Atlantic Nightspot; Gainesville, FL • April 9, 2013
In another (not too distant time), a Merchandise show would be heralded by the likes of Tony Wilson or Alan McGee screaming at us to WAKE THE FUCK UP, Stone Roses or Echo and the Bunnymen-style, and that this is the real deal. And indeed, there were so many points during their Gainesville set where I felt myself on the verge of a swoon. Merchandise’s recent album, Children of Desire, was deeply romantic music, and played live with total abandon, well, it’s the kind of thing that can make you fall in love with guitar music again. Were there hints of Morrissey at his early ’90s best? Yes, there were, as was a lingering whiff of The Chameleons. It was that kind of a night.
Merchandise is that rarest of Florida music phenomena, a hometown band on the rise that everyone doesn’t hate the fuck out of. So many musicians that I know have stories of this or that member of the band who let them crash at their pad, booked them a show, etc. And the various members of Merchandise have logged serious time in the deep Florida underground, with other projects like Cult Ritual, Church Whip, Volcanic Slut, and Bloodwave. Indeed, they treat these “side” projects (a somewhat unfair designation) as equally important to the main entity. Even stranger, it’s all quality music, and it’s all being released at an astonishing rate in stark defiance of marketplace maxims.
But does it rock? Dude, yes it does.
Three of the best songs from Children Of Desire form the jeweled spine of the set. “Time” and “Become What You Are” are the undisputed highlights of the night. Everyone in the room gets all choked up and starts slow-dancing with themselves as these numbers unfold, and they’re HUGE songs. These are the missing pieces from ’80s soundtracks that Richard Butler and Ian McCulloch are fucking kicking themselves for not writing, with choruses made to be scrawled on sweaty love notes. God! They close the night with a number off the new album, Totale Nite, mastered by Sonic Boom (points for rock history knowledge), on Night People Records — just the fact that they’re still releasing records on smaller, passionate labels over “indie” giants is somewhat a statement in itself — and it’s a mindfuck. Imagine the Smiths crossed with FunHouse-era Stooges. It’s a jagged mantra, building without cresting, complete with their own Steve Mackey-esque sax player.

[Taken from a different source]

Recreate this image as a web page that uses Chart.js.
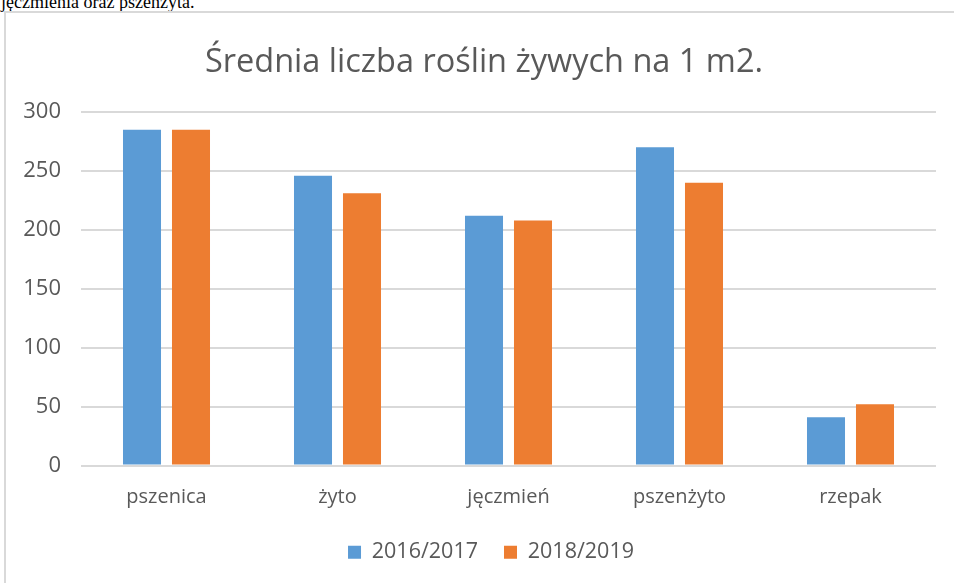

Intense.
But did you ever get the feeling that maybe things are getting too good? (I miss the drum machine!) Merchandise’s music is increasingly anthemic (almost effortlessly so) and the crowd pressed up against the band sways back and forth ecstatically in a way that I haven’t seen since Morrissey’s Your Arsenal tour a couple of decades ago. Will they be swallowed whole by the entertainment industry borg? Is resistance futile? I don’t know for sure, I’m hoping not. Their heads, and more importantly, their hearts are in the right place, so maybe the good guys will win for once.